ANKARA, Turkey -- A suicide bomber struck the American Embassy in Ankara yesterday, killing a Turkish security guard in the second deadly assault on a U.S. diplomatic post in five months.

Declaring the assault an act of terrorism, the U.S. government warned Americans to stay away from all U.S. diplomatic facilities in Turkey and to be wary in large crowds.

Turkish Prime Minister Recep Tayyip Erdogan said police believe the bomber was connected to a domestic leftist militant group. White House spokesman Jay Carney, however, said the motive for the attack and who was behind it was not known.

"We strongly condemn what was a suicide attack against our embassy in Ankara, which took place at the embassy's outer security perimeter," Carney said.

A Turkish TV journalist was seriously wounded in the 1:15 p.m. blast in the Turkish capital, and two other guards had lighter wounds, officials said. State Department spokeswoman Victoria Nuland said a man detonated a suicide vest at a security checkpoint used by staff.

"He came to this first point of access to the compound . . . where you have to have your ID checked, you have to go through security," Nuland said.

"The level of security protection at our facility in Ankara ensured that there were not significantly more deaths and injuries than there could have been," she said.

The state-run Anadolu Agency identified the bomber as Ecevit Sanli. It said the 40-year-old Turkish man was a member of the outlawed Revolutionary People's Liberation Party-Front, or DHKP-C, which has claimed responsibility for assassinations and bombings since the 1970s.

The group has been designated a terrorist organization by the United States but had been relatively quiet in recent years.

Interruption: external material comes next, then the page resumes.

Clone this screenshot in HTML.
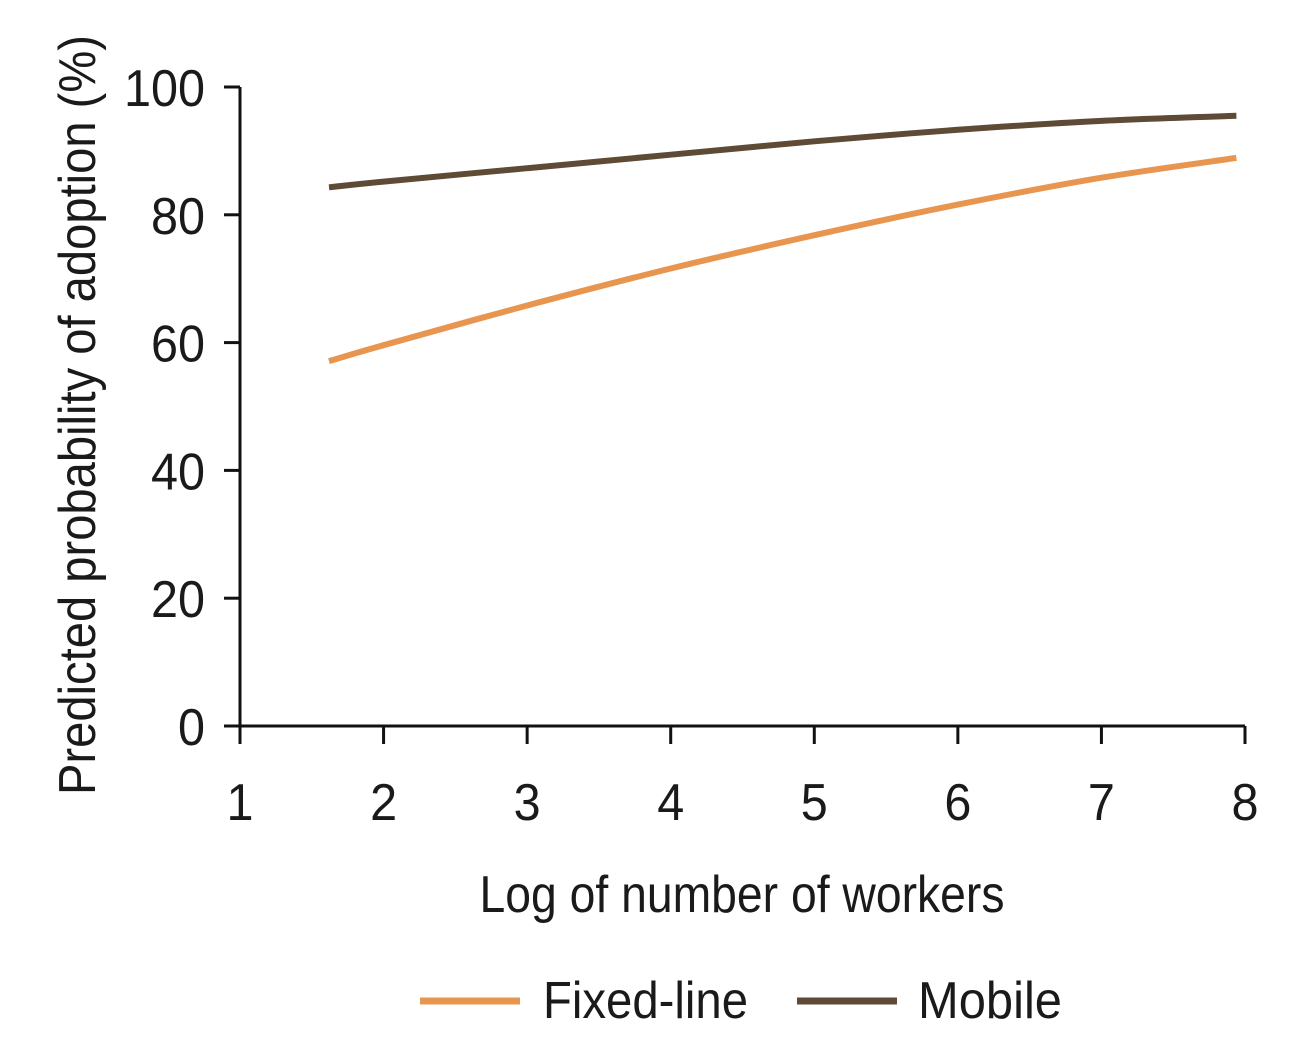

Hillary Rodham Clinton, in her farewell speech to State Department staff moments after she formally resigned as secretary of state, said, "We were attacked and lost one of our foreign service nationals."

She said she spoke with U.S. Ambassador Francis Ricciardone, "our team there and my Turkish counterpart. I told them how much we valued their commitment and their sacrifice."

Sen. John Kerry, the incoming secretary of state, also was briefed.

The U.S. Embassy building in Ankara is heavily protected and located near several other embassies, including those of Germany and France. U.S. diplomatic facilities in Turkey have been targeted previously by terrorists.

In 2008, an attack blamed on al-Qaida-affiliated militants outside the U.S. Consulate in Istanbul killed three assailants and three policemen.